- Data shown
□ □ □ □ □ □ □

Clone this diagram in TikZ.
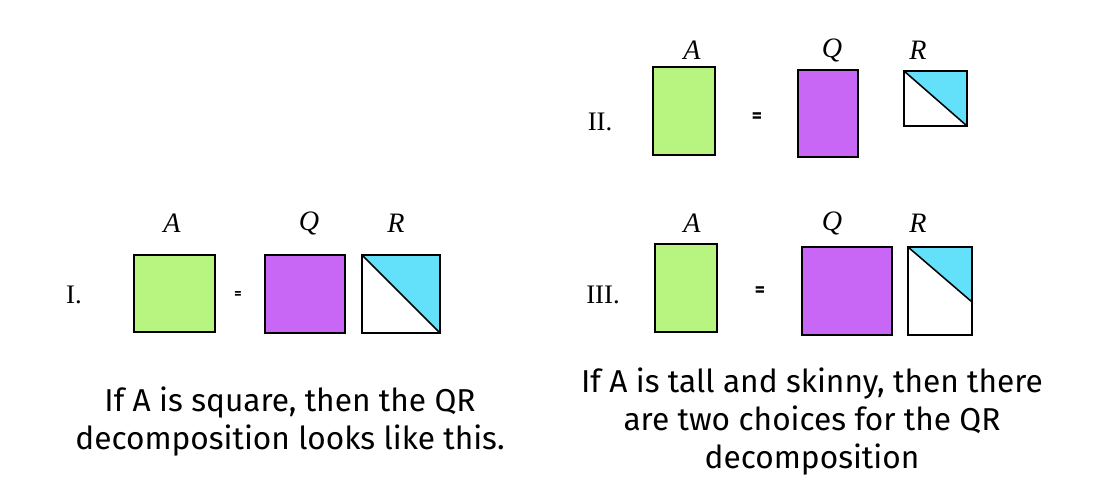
\documentclass[tikz,border=0pt]{standalone}
\usepackage{fontspec}
\usepackage{amsmath}
\usepackage{tikz}
\newfontfamily\handfont{Fira Sans}
\newfontfamily\romfont{Liberation Serif}
\definecolor{matA}{RGB}{184,245,128}
\definecolor{matQ}{RGB}{200,102,245}
\definecolor{matR}{RGB}{100,225,250}

\begin{document}
\begin{tikzpicture}[x=0.025cm, y=0.025cm,
  blk/.style={draw=black, line width=1.1pt},
  lbl/.style={font=\romfont\itshape\fontsize{20}{22}\selectfont},
  num/.style={font=\romfont\fontsize{19}{21}\selectfont},
  eq/.style={font=\handfont\bfseries\fontsize{14}{15}\selectfont},
  note/.style={font=\handfont\fontsize{22.5}{27}\selectfont, align=center}]
  \useasboundingbox (0,0) rectangle (1104,498);
  % I.
  \node[num] (n1) at (74,203) {I.};
  \filldraw[blk, fill=matA] (134,166) rectangle (215,243);
  \node[eq, font=\handfont\bfseries\fontsize{10}{11}\selectfont] (e1) at (238,203) {=};
  \filldraw[blk, fill=matQ] (265,165) rectangle (345,243);
  \draw[blk, fill=white] (362,165) rectangle (440,243);
  \fill[matR] (362,243) -- (440,243) -- (440,165) -- cycle;
  \draw[blk] (362,243) -- (440,165) (362,165) rectangle (440,243);
  \node[lbl] (a1) at (172,275) {A};
  \node[lbl] (q1) at (309,275) {Q};
  \node[lbl] (r1) at (396,275) {R};
  % II.
  \node[num] (n2) at (600,376) {II.};
  \filldraw[blk, fill=matA] (653,343) rectangle (715,431);
  \node[eq] (e2) at (757,380) {=};
  \filldraw[blk, fill=matQ] (798,341) rectangle (858,428);
  \draw[blk, fill=white] (904,372) rectangle (967,427);
  \fill[matR] (904,427) -- (967,427) -- (967,372) -- cycle;
  \draw[blk] (904,427) -- (967,372) (904,372) rectangle (967,427);
  \node[lbl] (a2) at (692,448) {A};
  \node[lbl] (q2) at (832,448) {Q};
  \node[lbl] (r2) at (918,448) {R};
  % III.
  \node[num] (n3) at (603,203) {III.};
  \filldraw[blk, fill=matA] (655,166) rectangle (717,254);
  \node[eq] (e3) at (760,206) {=};
  \filldraw[blk, fill=matQ] (802,163) rectangle (892,251);
  \draw[blk, fill=white] (908,163) rectangle (972,251);
  \fill[matR] (908,251) -- (972,251) -- (972,196) -- cycle;
  \draw[blk] (908,251) -- (972,196) (908,163) rectangle (972,251);
  \node[lbl] (a3) at (692,275) {A};
  \node[lbl] (q3) at (832,275) {Q};
  \node[lbl] (r3) at (918,275) {R};
  % notes
  \node[note] (t1) at (290,76) {If A is square, then the QR\\ decomposition looks like this.};
  \node[note] (t2) at (812,76) {If A is tall and skinny, then there\\ are two choices for the QR\\ decomposition};
\end{tikzpicture}
\end{document}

□ □ □ □ □ □ □

- Task statement
Copy, from the material above, each line in which the string "this" occurs.

- Correct output
Clone this diagram in TikZ.
  \node[note] (t1) at (290,76) {If A is square, then the QR\\ decomposition looks like this.};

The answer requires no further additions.